As summer heat continues across Texas, the amount and impact of that heat affects people and places in different ways. A new report by the Guardian maps Houston’s heat, its poverty and its trees.
Erum Salam is a reporter on that project. She told Texas Standard that trees are less common in poorer parts of the country than they are in more affluent areas. Salam grew up in Houston.
“[Houston] is unique in the fact that it’s the only major U.S. City without any zoning laws,” Salam said. “You pass a lot of strip malls and a lot of concrete in many areas, and other areas are teeming with greenery and live oak trees and beautiful scenes of nature.”
More than lack of zoning, Salam says inequities in tree cover go back to redlining – the process of refusing home loans to people of color in specific neighborhoods.
“Even though redlining is technically outlawed, the effects of redlining are still present today,” she said.
In the Houston area, Salam points to The Woodlands and River Oaks, which have always been wealthy areas, that have many healthy trees. In Sharpstown, by contrast, located in southwest Houston, there are few trees. Sharpstown is a diverse area affected by significant poverty.
Tree-planting is often done by homeowners.

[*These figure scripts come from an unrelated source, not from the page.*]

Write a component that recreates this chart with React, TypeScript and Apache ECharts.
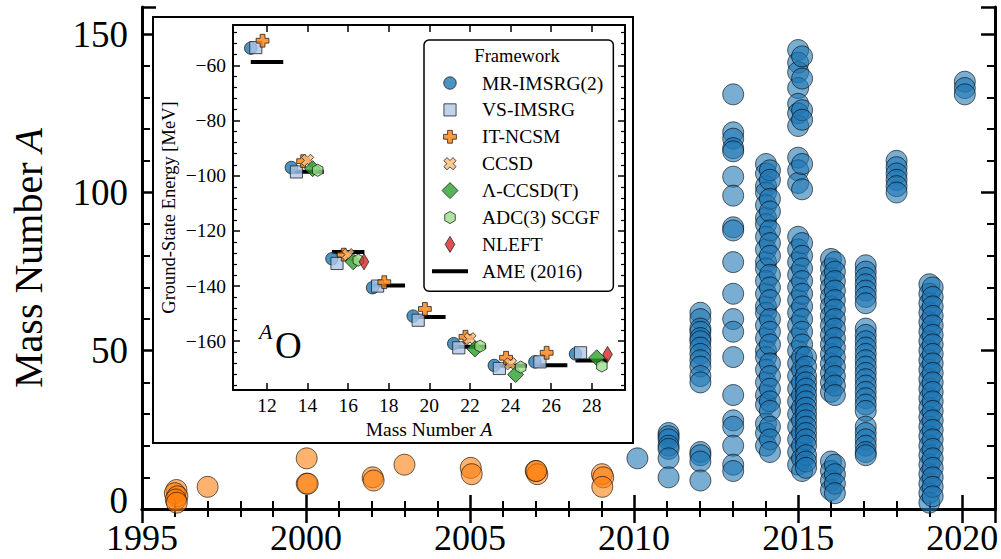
import { useEffect, useRef } from 'react';
import * as echarts from 'echarts';

const FONT = '"Liberation Serif", "Times New Roman", serif';

// ---------- main chart data (publication year, mass number A) ----------
const earlyYears = [1996.05, 1996.0, 1996.08, 1996.03, 1996.06, 1997.0, 2000.02, 2000.05, 2000.02, 2002.03, 2002.06, 2003.0, 2005.02, 2005.05, 2007.0, 2007.05, 2007.02, 2009.02, 2009.06, 2009.03];
const earlyMass = [6, 5, 4, 3, 2, 7, 8, 8, 16, 10, 9, 14, 13, 11, 12, 11, 12, 11, 10, 7];

const blue2010 = [16];
const blue2011 = [24, 23, 22, 20, 19, 16, 10];
const blue2012 = [62, 60, 57, 56, 54, 53, 51, 49, 47, 45, 42, 40, 18, 17, 15, 9];
const blue2013 = [131, 119, 117, 114, 113, 105, 99, 89, 88, 78, 68, 60, 56, 48, 36, 28, 26, 20, 14, 12];
const blue2014a = [109, 106, 102, 100, 96, 92, 90, 86, 82, 78, 76, 72, 68, 64, 62, 58, 54, 50, 48, 44, 40, 36, 33, 27, 24, 20];
const blue2014b = [107, 104, 98, 94, 88, 84, 80, 74, 70, 66, 60, 56, 52, 46, 42, 38, 34, 31, 26, 22, 18];
const blue2015a = [145, 141, 138, 133, 128, 125, 121, 111, 107, 103, 86, 82, 78, 74, 70, 66, 62, 58, 54, 50, 46, 42, 38, 34, 30, 26, 22, 18, 14];
const blue2015b = [143, 136, 126, 123, 109, 101, 84, 80, 76, 72, 68, 64, 60, 56, 52, 48, 44, 40, 36, 32, 28, 24, 20, 16, 12];
const blue2015c = [48, 45, 42, 40, 38, 36, 34, 32, 30, 28, 26, 24, 22, 20, 17, 15, 13];
const blue2016a = [79, 76, 73, 70, 67, 64, 61, 58, 55, 52, 49, 46, 43, 40, 37, 15, 12, 9, 6];
const blue2016b = [78, 75, 72, 69, 66, 63, 60, 57, 54, 51, 48, 45, 42, 39, 36, 14, 11, 8, 5];
const blue2017 = [77, 75, 73, 71, 69, 67, 65, 57, 55, 53, 51, 49, 47, 45, 43, 41, 39, 37, 35, 33, 31, 26, 24, 22, 20, 18, 17];
const blue2018 = [110, 108, 106, 104, 102, 100];
const blue2019a = [71, 68, 65, 62, 59, 56, 53, 50, 47, 44, 41, 38, 35, 32, 29, 26, 23, 20, 17, 14, 11, 8, 5, 2];
const blue2019b = [70, 67, 64, 61, 58, 55, 52, 49, 46, 43, 40, 37, 34, 31, 28, 25, 22, 19, 16, 13, 10, 7, 4];
const blue2020 = [135, 133, 131];

const blueColumns: [number, number[]][] = [
  [2010.1, blue2010],
  [2011.05, blue2011],
  [2012.02, blue2012],
  [2013.02, blue2013],
  [2014.02, blue2014a],
  [2014.14, blue2014b],
  [2015.0, blue2015a],
  [2015.12, blue2015b],
  [2015.24, blue2015c],
  [2016.0, blue2016a],
  [2016.12, blue2016b],
  [2017.06, blue2017],
  [2018.0, blue2018],
  [2019.0, blue2019a],
  [2019.1, blue2019b],
  [2020.08, blue2020],
];

const xTickLabels = ['1995', '2000', '2005', '2010', '2015', '2020'];
const yTickLabels = ['0', '50', '100', '150'];

// ---------- inset data (oxygen isotopes, ground-state energy MeV) ----------
const isoMR = [12, 14, 16, 18, 20, 22, 24, 26, 28];
const eMR = [-53.7, -97.0, -130.1, -140.6, -150.9, -160.9, -168.8, -167.5, -164.6];
const isoVS = [12, 14, 16, 18, 20, 22, 24, 26, 28];
const eVS = [-53.5, -98.6, -131.8, -140.0, -152.4, -162.4, -169.9, -167.5, -164.2];
const isoIT = [12, 14, 16, 18, 20, 22, 24, 26];
const eIT = [-51.0, -94.7, -128.6, -138.6, -148.3, -158.4, -166.0, -164.2];
const isoCC = [14, 16, 22, 24];
const eCC = [-94.4, -128.6, -159.1, -168.2];
const isoLam = [14, 16, 22, 24, 28];
const eLam = [-97.4, -131.2, -162.8, -172.1, -166.0];
const isoADC = [14, 16, 22, 24, 28];
const eADC = [-98.0, -130.6, -161.8, -169.4, -169.0];
const isoNL = [16, 28];
const eNL = [-131.2, -164.8];
const isoAME = [12, 14, 16, 18, 20, 22, 24, 26, 28];
const eAME = [-58.7, -98.5, -127.6, -139.8, -151.2, -162.0, -168.9, -168.7, -167.0];

// symbol shapes in a 100x100 frame (corner moveTo's fix the frame)
const FRAME = 'M0 0M100 100';
const SYM_CIRCLE = 'path://' + FRAME + 'M89 50A39 39 0 1 1 11 50A39 39 0 1 1 89 50Z';
const SYM_SQUARE = 'path://' + FRAME + 'M12 12H88V88H12Z';
const SYM_PLUS = 'path://' + FRAME + 'M35 10H65V35H90V65H65V90H35V65H10V35H35Z';
const SYM_X = 'path://' + FRAME + 'M68.4 11.8L88.2 31.6L69.8 50L88.2 68.4L68.4 88.2L50 69.8L31.6 88.2L11.8 68.4L30.2 50L11.8 31.6L31.6 11.8L50 30.2Z';
const SYM_DIAMOND = 'path://' + FRAME + 'M50 0L100 50L50 100L0 50Z';
const SYM_HEX = 'path://' + FRAME + 'M50 12L82.9 31L82.9 69L50 88L17.1 69L17.1 31Z';
const SYM_THIN = 'path://' + FRAME + 'M50 0L80 50L50 100L20 50Z';
const SYM_AME = 'path://M0 0M36 16M0 6H36V10H0Z';

const frameworks = [
  { name: 'MR-IMSRG(2)', iso: isoMR, e: eMR, dx: -0.8, symbol: SYM_CIRCLE, color: '#1f77b4' },
  { name: 'VS-IMSRG', iso: isoVS, e: eVS, dx: -0.55, symbol: SYM_SQUARE, color: '#aec7e8' },
  { name: 'IT-NCSM', iso: isoIT, e: eIT, dx: -0.22, symbol: SYM_PLUS, color: '#ff7f0e' },
  { name: 'CCSD', iso: isoCC, e: eCC, dx: 0.0, symbol: SYM_X, color: '#ffbb78' },
  { name: 'Λ-CCSD(T)', iso: isoLam, e: eLam, dx: 0.25, symbol: SYM_DIAMOND, color: '#2ca02c' },
  { name: 'ADC(3) SCGF', iso: isoADC, e: eADC, dx: 0.5, symbol: SYM_HEX, color: '#98df8a' },
  { name: 'NLEFT', iso: isoNL, e: eNL, dx: 0.78, symbol: SYM_THIN, color: '#d62728' },
];

function buildOption() {
  const earlyData = earlyYears.map((y, i) => [y, earlyMass[i]]);
  const blueData: number[][] = [];
  blueColumns.forEach(([yr, arr]) => arr.forEach((a) => blueData.push([yr, a])));

  const mainAxisLine = { show: true, lineStyle: { color: '#000', width: 3 } };
  const mainTick = { show: true, inside: true, length: 14, lineStyle: { color: '#000', width: 2.5 } };
  const mainMinor = { show: true, splitNumber: 5, length: 8, lineStyle: { color: '#000', width: 2 } };

  const inAxisLine = { show: true, lineStyle: { color: '#000', width: 2 } };
  const inTick = { show: true, inside: true, length: 7, lineStyle: { color: '#000', width: 1.5 } };
  const inMinor = { show: true, splitNumber: 5, length: 4, lineStyle: { color: '#000', width: 1.2 } };

  const X_MIN = 10.325, X_MAX = 29.64, Y_MIN = -177.7, Y_MAX = -45.3;

  const insetSeries: any[] = frameworks.map((f) => ({
    name: f.name,
    type: 'scatter',
    xAxisIndex: 2,
    yAxisIndex: 2,
    symbol: f.symbol,
    symbolSize: 16,
    z: 6,
    itemStyle: { color: f.color, opacity: 0.8, borderColor: '#222', borderWidth: 1 },
    data: f.iso.map((a, i) => [a + f.dx, f.e[i]]),
  }));

  const ameData: any[] = [];
  isoAME.forEach((a, i) => {
    ameData.push([a - 0.8, eAME[i]]);
    ameData.push([a + 0.8, eAME[i]]);
    ameData.push([a + 0.9, '-']);
  });

  insetSeries.push({
    name: 'AME (2016)',
    type: 'line',
    xAxisIndex: 2,
    yAxisIndex: 2,
    symbol: 'none',
    connectNulls: false,
    z: 5,
    color: '#000',
    lineStyle: { color: '#000', width: 4, cap: 'butt' },
    data: ameData,
  });

  return {
    animation: false,
    backgroundColor: '#fff',
    grid: [
      { left: 137, right: 4, top: 7, bottom: 50 },
      { left: 233, top: 25, width: 392, height: 365 },
    ],
    xAxis: [
      {
        type: 'value', gridIndex: 0, position: 'bottom', min: 1995, max: 2021, interval: 5,
        axisLine: mainAxisLine, axisTick: mainTick, minorTick: mainMinor, splitLine: { show: false },
        axisLabel: {
          color: '#000', fontFamily: FONT, fontSize: 36, lineHeight: 36, margin: 11,
          formatter: (v: number) => (xTickLabels.includes(String(v)) ? String(v) : ''),
        },
      },
      {
        type: 'value', gridIndex: 0, position: 'top', min: 1995, max: 2021, interval: 5,
        axisLine: mainAxisLine, axisTick: mainTick, minorTick: mainMinor, splitLine: { show: false },
        axisLabel: { show: false },
      },
      {
        type: 'value', gridIndex: 1, position: 'bottom', min: X_MIN, max: X_MAX, splitNumber: 10, z: 3,
        axisLine: inAxisLine, axisTick: inTick, splitLine: { show: false },
        axisLabel: {
          color: '#000', fontFamily: FONT, fontSize: 19.5, margin: 5,
          formatter: (v: number) => (Number.isInteger(v) && v % 2 === 0 ? String(v) : ''),
        },
        name: 'Mass Number {i|A}', nameLocation: 'middle', nameGap: 27,
        nameTextStyle: {
          color: '#000', fontFamily: FONT, fontSize: 19.5,
          rich: { i: { fontFamily: FONT, fontSize: 19.5, fontStyle: 'italic', color: '#000' } },
        },
      },
      {
        type: 'value', gridIndex: 1, position: 'top', min: X_MIN, max: X_MAX, splitNumber: 10, z: 3,
        axisLine: inAxisLine, axisTick: inTick, splitLine: { show: false }, axisLabel: { show: false },
      },
    ],
    yAxis: [
      {
        type: 'value', gridIndex: 0, position: 'left', min: 0, max: 158.6, interval: 50,
        axisLine: mainAxisLine, axisTick: mainTick, minorTick: mainMinor, splitLine: { show: false },
        axisLabel: {
          color: '#000', fontFamily: FONT, fontSize: 37, lineHeight: 37, margin: 14,
          formatter: (v: number) => {
            const s = String(v);
            if (!yTickLabels.includes(s)) return '';
            return v === 0 ? '{zero|0}' : s;
          },
          rich: {
            zero: { color: '#000', fontFamily: FONT, fontSize: 37, lineHeight: 37, padding: [0, 0, 18, 0] },
          },
        },
        name: 'Mass Number {i|A}', nameLocation: 'middle', nameGap: 94,
        nameTextStyle: {
          color: '#000', fontFamily: FONT, fontSize: 40,
          rich: { i: { fontFamily: FONT, fontSize: 40, fontStyle: 'italic', color: '#000' } },
        },
      },
      {
        type: 'value', gridIndex: 0, position: 'right', min: 0, max: 158.6, interval: 50,
        axisLine: mainAxisLine, axisTick: mainTick, minorTick: mainMinor, splitLine: { show: false },
        axisLabel: { show: false },
      },
      {
        type: 'value', gridIndex: 1, position: 'left', min: Y_MIN, max: Y_MAX, splitNumber: 7, z: 3,
        axisLine: inAxisLine, axisTick: inTick, minorTick: inMinor, splitLine: { show: false },
        axisLabel: {
          color: '#000', fontFamily: FONT, fontSize: 19.5, margin: 7,
          formatter: (v: number) => (Number.isInteger(v) && v % 20 === 0 ? String(v).replace('-', '\u2212') : ''),
        },
        name: 'Ground-State Energy [MeV]', nameLocation: 'middle', nameGap: 55,
        nameTextStyle: { color: '#000', fontFamily: FONT, fontSize: 18.5 },
      },
      {
        type: 'value', gridIndex: 1, position: 'right', min: Y_MIN, max: Y_MAX, splitNumber: 7, z: 3,
        axisLine: inAxisLine, axisTick: inTick, minorTick: inMinor, splitLine: { show: false }, axisLabel: { show: false },
      },
    ],
    legend: {
      orient: 'vertical',
      left: 424,
      top: 40,
      padding: [33, 10, 10, 8],
      itemWidth: 36,
      itemHeight: 16,
      itemGap: 6.9,
      selectedMode: false,
      symbolKeepAspect: true,
      backgroundColor: '#fff',
      borderColor: '#000',
      borderWidth: 1.5,
      borderRadius: 5,
      z: 10,
      itemStyle: { borderWidth: 1 },
      textStyle: { color: '#000', fontFamily: FONT, fontSize: 19.5, padding: [0, 0, 0, 9] },
      data: [
        ...frameworks.map((f) => ({ name: f.name, icon: f.symbol })),
        { name: 'AME (2016)', icon: SYM_AME, itemStyle: { color: '#000', borderWidth: 0, opacity: 1 } },
      ],
    },
    graphic: [
      {
        type: 'rect', z: 1,
        shape: { x: 153, y: 17, width: 480, height: 426 },
        style: { fill: '#fff', stroke: '#000', lineWidth: 2 },
      },
      {
        type: 'text', z: 20, x: 517, y: 56,
        style: { text: 'Framework', font: `18.5px ${FONT}`, fill: '#000', textAlign: 'center', textVerticalAlign: 'middle' },
      },
      {
        type: 'text', z: 20, x: 259, y: 331,
        style: { text: 'A', font: `italic 22px ${FONT}`, fill: '#000', textAlign: 'left', textVerticalAlign: 'middle' },
      },
      {
        type: 'text', z: 20, x: 275, y: 345,
        style: { text: 'O', font: `37px ${FONT}`, fill: '#000', textAlign: 'left', textVerticalAlign: 'middle' },
      },
    ],
    series: [
      {
        name: 'before 2010', type: 'scatter', xAxisIndex: 0, yAxisIndex: 0, symbol: 'circle', symbolSize: 21, z: 2,
        itemStyle: { color: '#ff7f0e', opacity: 0.6, borderColor: '#000', borderWidth: 1 },
        data: earlyData,
      },
      {
        name: 'since 2010', type: 'scatter', xAxisIndex: 0, yAxisIndex: 0, symbol: 'circle', symbolSize: 21, z: 2,
        itemStyle: { color: '#1f77b4', opacity: 0.6, borderColor: '#000', borderWidth: 1 },
        data: blueData,
      },
      ...insetSeries,
    ],
  };
}

export default function App() {
  const ref = useRef<HTMLDivElement>(null);
  useEffect(() => {
    if (!ref.current) return;
    const chart = echarts.init(ref.current, null, { renderer: 'svg' });
    chart.setOption(buildOption() as any);
    return () => chart.dispose();
  }, []);
  return <div ref={ref} style={{ position: 'fixed', left: 0, top: 0, width: 1001, height: 559 }} />;
}
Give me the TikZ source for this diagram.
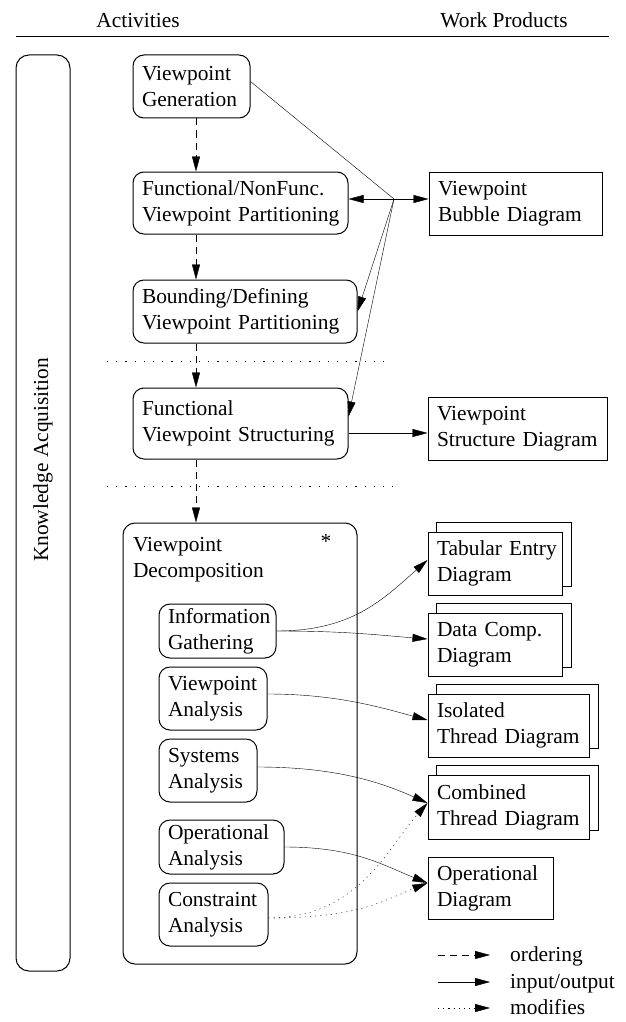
\documentclass[tikz,border=0pt]{standalone}
\usepackage{fontspec}
\setmainfont{Liberation Serif}
\usetikzlibrary{arrows.meta,backgrounds}
\hyphenpenalty=10000
\exhyphenpenalty=10000
\begin{document}
\begin{tikzpicture}[x=1pt,y=1pt, line width=1pt, font=\fontsize{21.4}{26}\selectfont,
  rbox/.style={draw, rounded corners=11pt, align=left, inner xsep=9pt, inner ysep=0pt},
  wbox/.style={draw, fill=white, align=left, inner xsep=9pt, inner ysep=0pt},
  tip/.style={-{Triangle[length=15pt,width=8pt]}},
  io/.style={tip},
  ord/.style={tip, dash pattern=on 7pt off 5pt},
  mod/.style={tip, dash pattern=on 1.2pt off 4pt},
  sep/.style={dash pattern=on 1.2pt off 8pt},
  lbl/.style={inner sep=0pt}]
\useasboundingbox (0,0) rectangle (626,-1022);

% header
\node[lbl] (act) at (138,-20.5) {Activities};
\node[lbl] (wp) at (504,-20.5) {Work Products};
\coordinate (hl1) at (16,-37);
\coordinate (hl2) at (609,-37);
\draw (hl1) -- (hl2);

% knowledge acquisition
\node[draw, rounded corners=13pt, minimum width=54pt, minimum height=916pt, inner sep=0pt] (ka) at (43,-513) {};
\node[lbl, rotate=90] (kat) at (43,-460) {Knowledge Acquisition};

% activities
\node[rbox, minimum width=117pt, minimum height=63pt, text width=99pt] (vg) at (191.5,-86.5) {Viewpoint\\Generation};
\node[rbox, minimum width=215pt, minimum height=62pt, text width=197pt] (fnf) at (240.5,-203) {Functional/NonFunc.\\Viewpoint~Partitioning};
\node[rbox, minimum width=224pt, minimum height=63pt, text width=206pt] (bdv) at (245,-311.5) {Bounding/Defining\\Viewpoint~Partitioning};
\node[rbox, minimum width=215pt, minimum height=71pt, text width=197pt] (fvs) at (240.5,-423.5) {Functional\\Viewpoint~Structuring};

\node[draw, rounded corners=12pt, minimum width=234pt, minimum height=441pt, inner sep=0pt] (vd) at (240,-743.5) {};
\node[lbl, anchor=north west, align=left] (vdt) at (132.5,-536.5) {Viewpoint\\Decomposition};
\node[lbl] (star) at (326,-541) {*};

\node[rbox, minimum width=117pt, minimum height=54pt, text width=99pt] (ig) at (217.5,-631) {Information\\Gathering};
\node[rbox, minimum width=108pt, minimum height=63pt, text width=90pt] (va) at (213,-698.5) {Viewpoint\\Analysis};
\node[rbox, minimum width=98pt, minimum height=63pt, text width=80pt] (sys) at (208,-770.5) {Systems\\Analysis};
\node[rbox, minimum width=125pt, minimum height=54pt, text width=107pt] (opa) at (221.5,-847) {Operational\\Analysis};
\node[rbox, minimum width=109pt, minimum height=63pt, text width=91pt] (con) at (213.5,-914.5) {Constraint\\Analysis};

% work products
\node[wbox, minimum width=173pt, minimum height=63pt, text width=155pt] (bub) at (515.5,-203.5) {Viewpoint\\Bubble~Diagram};
\node[wbox, minimum width=179pt, minimum height=63pt, text width=161pt] (vsd) at (517.5,-428.5) {Viewpoint\\Structure~Diagram};
\node[wbox, minimum width=134pt, minimum height=63pt, text width=116pt] (tab) at (495,-563.5) {Tabular~Entry\\Diagram};
\node[wbox, minimum width=134pt, minimum height=63pt, text width=116pt] (dc) at (495,-644.5) {Data~Comp.\\Diagram};
\node[wbox, minimum width=161pt, minimum height=63pt, text width=143pt] (iso) at (508.5,-725.5) {Isolated\\Thread~Diagram};
\node[wbox, minimum width=161pt, minimum height=64pt, text width=143pt] (com) at (508.5,-807) {Combined\\Thread~Diagram};
\node[wbox, minimum width=125pt, minimum height=62pt, text width=107pt] (od) at (490.5,-888) {Operational\\Diagram};

\begin{pgfonlayer}{background}
  \foreach \n in {tab,dc,iso,com}
    \draw ([shift={(9,9)}]\n.south west) rectangle ([shift={(9,9)}]\n.north east);
\end{pgfonlayer}

% separators
\coordinate (s1a) at (107,-360.7);
\coordinate (s1b) at (388,-360.7);
\coordinate (s2a) at (107,-486);
\coordinate (s2b) at (395,-486);
\draw[sep] (s1a) -- (s1b);
\draw[sep] (s2a) -- (s2b);

% ordering
\coordinate (ox) at (196,0);
\draw[ord] (vg.south -| ox) -- (fnf.north -| ox);
\draw[ord] (fnf.south -| ox) -- (bdv.north -| ox);
\draw[ord] (bdv.south -| ox) -- (fvs.north -| ox);
\draw[ord] (fvs.south -| ox) -- (vd.north -| ox);

% input/output, top
\coordinate (j) at (394,-199);
\draw ([yshift=5pt]vg.east) -- (j);
\draw[io] (j) -- (j -| fnf.east);
\draw[io] (j) -- (j -| bub.west);
\draw[io] (j) -- (bdv.east);
\draw[io] (j) -- ([yshift=7pt]fvs.east);
\draw[io] ([yshift=-9.5pt]fvs.east) coordinate (fo) -- (fo -| vsd.west);

% input/output, decomposition
\draw[io] (ig.east) .. controls +(75,0) and +(-45,-40) .. ([yshift=3.5pt]tab.west);
\draw[io] (ig.east) .. controls +(70,0) and +(-50,4) .. ([yshift=5.5pt]dc.west);
\draw[io] ([yshift=4.5pt]va.east) .. controls +(70,0) and +(-45,12) .. ([yshift=5.5pt]iso.west);
\draw[io] ([yshift=3.5pt]sys.east) .. controls +(80,0) and +(-45,20) .. ([yshift=4pt]com.west);
\draw[io] (opa.east) .. controls +(70,0) and +(-45,18) .. ([yshift=5pt]od.west);
\draw[mod] ([yshift=-3.5pt]con.east) .. controls +(90,0) and +(-40,-45) .. ([yshift=4pt]com.west);
\draw[mod] ([yshift=-3.5pt]con.east) .. controls +(90,0) and +(-45,-18) .. ([yshift=5pt]od.west);

% legend
\coordinate (l1a) at (438,-955); \coordinate (l1b) at (490,-955);
\coordinate (l2a) at (438,-982); \coordinate (l2b) at (490,-982);
\coordinate (l3a) at (438,-1008); \coordinate (l3b) at (490,-1008);
\draw[ord] (l1a) -- (l1b);
\draw[io] (l2a) -- (l2b);
\draw[mod] (l3a) -- (l3b);
\node[lbl, anchor=base west] (lo) at (510,-961) {ordering};
\node[lbl, anchor=base west] (li) at (510,-988) {input/output};
\node[lbl, anchor=base west] (lm) at (510,-1014) {modifies};
\end{tikzpicture}
\end{document}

More people in wealthy neighborhoods own their homes and have the ability to plant new trees, or benefit from trees that have existed for some time.
Salam says the presence of trees in an area can reduce temperatures by up to 20 degrees.
“In Texas, the difference between 85 degrees and 95 degrees can certainly be felt,” Salam said.
Salam argues that homeowners should be incentivized to plant and care for trees, and to encourage communities to see that more trees are planted, too.